Guetta is a fanatic about all of the things he pursues. So when he began filming street artists at work in the dead of night, he did it mercilessly, and in the process learned the tricks of that trade. But after years of shooting video, he still hadn’t caught on tape the biggest fish on the street, Banksy. Finally he does, and does in a big way. Banksy grows to like Guetta and gives him unprecedented access.
As street art becomes more of a focus for authorities, and they start destroying it quickly, Banksy directs Guetta to put the documentary together for release. Guetta agrees and sets to work. He edits hundreds of hours of footage into a bomb blast of a film. It has it’s appeal, but only in small doses. It’s certainly not the film to deliver the street artist story to the world.
Exasperated with Guetta, Banksy tells him to move on, maybe even to try his hand at street art. Once he gets this license, Guetta goes nuts creating reams of crappy art and adopts the moniker of “Mr. Brainwash.” Then he gets quotes of vague support from Banksy and another top artist and uses them to market his first show, which is a massive success. Mr. Brainwash even ended up doing a greatest hits cover for Madonna, and he now has a thriving career as a artist. (I just checked his website and his supply of fake empty Campbell-Soup-style spray paint cans have sold out.)
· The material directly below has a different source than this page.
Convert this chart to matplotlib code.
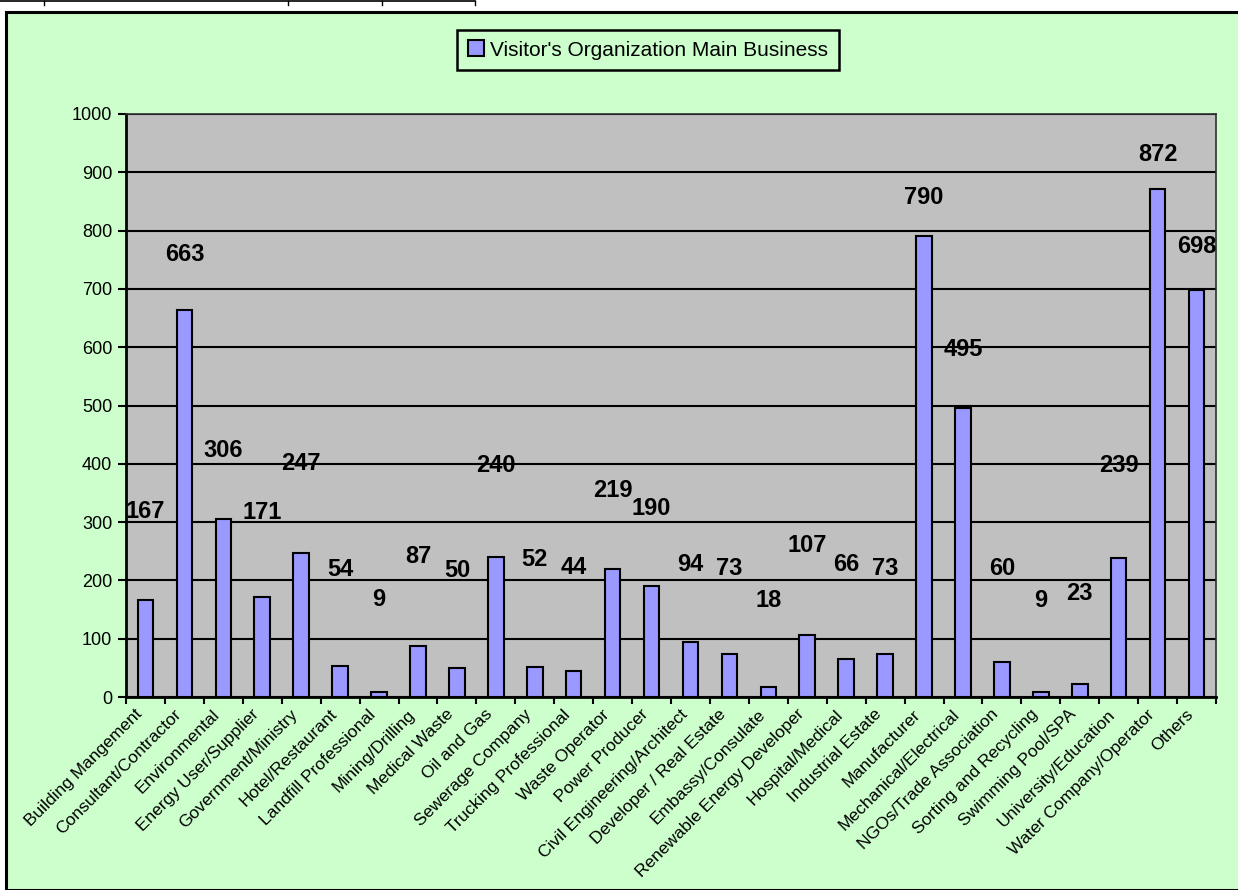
import numpy as np
import matplotlib
matplotlib.use("Agg")
import matplotlib.pyplot as plt
import matplotlib.patches as patches
import matplotlib.transforms as mtransforms
from matplotlib.lines import Line2D

plt.rcParams['font.family'] = ['Liberation Sans', 'DejaVu Sans']

# data
categories = [
    "Building Mangement", "Consultant/Contractor", "Environmental",
    "Energy User/Supplier", "Government/Ministry", "Hotel/Restaurant",
    "Landfill Professional", "Mining/Drilling", "Medical Waste", "Oil and Gas",
    "Sewerage Company", "Trucking Professional", "Waste Operator",
    "Power Producer", "Civil Engineering/Architect", "Developer / Real Estate",
    "Embassy/Consulate", "Renewable Energy Developer", "Hospital/Medical",
    "Industrial Estate", "Manufacturer", "Mechanical/Electrical",
    "NGOs/Trade Association", "Sorting and Recycling", "Swimming Pool/SPA",
    "University/Education", "Water Company/Operator", "Others",
]
visitors = [167, 663, 306, 171, 247, 54, 9, 87, 50, 240, 52, 44, 219, 190,
            94, 73, 18, 107, 66, 73, 790, 495, 60, 9, 23, 239, 872, 698]
series_name = "Visitor's Organization Main Business"
y_ticks = [0, 100, 200, 300, 400, 500, 600, 700, 800, 900, 1000]

# label lift above each bar (pixels), the labels were placed by hand in the original
label_lift = [88, 56, 68, 85, 89, 96, 92, 90, 97, 92, 107, 104, 79, 78,
              78, 86, 86, 89, 94, 86, 39, 59, 94, 91, 90, 92, 34, 44]

panel_green = "#CCFFCC"
bar_color = "#9999FF"
plot_grey = "#C0C0C0"

W, H = 1238, 890
fig = plt.figure(figsize=(W / 100, H / 100), dpi=100)
fig.patch.set_facecolor("white")

# green chart panel with black border (left and top visible)
panel = patches.Rectangle((6 / W, 0), 1 - 6 / W + 0.01, 1 - 12 / H,
                          transform=fig.transFigure, facecolor=panel_green,
                          edgecolor="black", linewidth=2.2, zorder=0)
fig.add_artist(panel)

# bits of table border above the chart
fig.add_artist(Line2D([0, 475 / W], [1 - 1 / H, 1 - 1 / H], color="black",
                      linewidth=1.2, transform=fig.transFigure))
for xp in [44, 288, 382, 475]:
    fig.add_artist(Line2D([xp / W, xp / W], [1 - 1 / H, 1 - 5 / H], color="black",
                          linewidth=1.0, transform=fig.transFigure))

ax = fig.add_axes([126 / W, 1 - 697 / H, (1216 - 126) / W, (697 - 114) / H])
ax.set_facecolor(plot_grey)

x = np.arange(len(categories))
bars = ax.bar(x, visitors, width=0.4, color=bar_color, edgecolor="black",
              linewidth=1.5, zorder=3, label=series_name)

ax.set_xlim(-0.5, len(categories) - 0.5)
ax.set_ylim(0, 1000)
ax.set_yticks(y_ticks)
ax.yaxis.grid(True, color="black", linewidth=1.5, zorder=1)
ax.set_axisbelow(True)
ax.tick_params(axis="y", direction="out", length=6, width=1.5, labelsize=13,
               pad=4)

# ticks between categories, labels at the centres
ax.set_xticks(np.arange(len(categories) + 1) - 0.5)
ax.set_xticklabels([])
ax.tick_params(axis="x", which="major", direction="out", length=5, width=1.5)
ax.set_xticks(x, minor=True)
ax.set_xticklabels(categories, minor=True, rotation=45, ha="right", va="top",
                   rotation_mode="anchor", fontsize=12.5)
ax.tick_params(axis="x", which="minor", length=0, pad=7)
shift = mtransforms.ScaledTranslation(-11 / 100, 0, fig.dpi_scale_trans)
for lab in ax.get_xticklabels(minor=True):
    lab.set_transform(lab.get_transform() + shift)

for side in ["left", "bottom"]:
    ax.spines[side].set_linewidth(2)
ax.spines["top"].set_linewidth(1.2)
ax.spines["right"].set_linewidth(1.2)
ax.spines["top"].set_color("#303030")
ax.spines["right"].set_color("#303030")

for i, v in enumerate(visitors):
    ax.annotate(str(v), (x[i], v), xytext=(0, label_lift[i]),
                textcoords="offset pixels", ha="center", va="center",
                fontsize=17, fontweight="bold", zorder=5)

leg = fig.legend(handles=[bars], loc="center", bbox_to_anchor=(648 / W, 1 - 50 / H),
                 fancybox=False, frameon=True, fontsize=15, handlelength=0.8,
                 handleheight=0.8, handletextpad=0.3, borderpad=0.5,
                 facecolor=panel_green, edgecolor="black", framealpha=1)
leg.get_frame().set_linewidth(1.8)

fig.savefig("out.png", dpi=100, facecolor=fig.get_facecolor())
This movie got a lot of hype, an Oscar nomination in 2011 and great reviews. I don’t think it deserves extreme praise. It’s an entertaining documentary that’s a little too long. Typically I don’t like movies about street art and graffiti, but I liked this one because at its core, it’s a biographical doc about Guetta. “EXIT THROUGH THE GIFT SHOP” is streaming on Netflix or you can download to own or rent it Amazon. It’s also available on Blu-ray or DVD from Oscilloscope.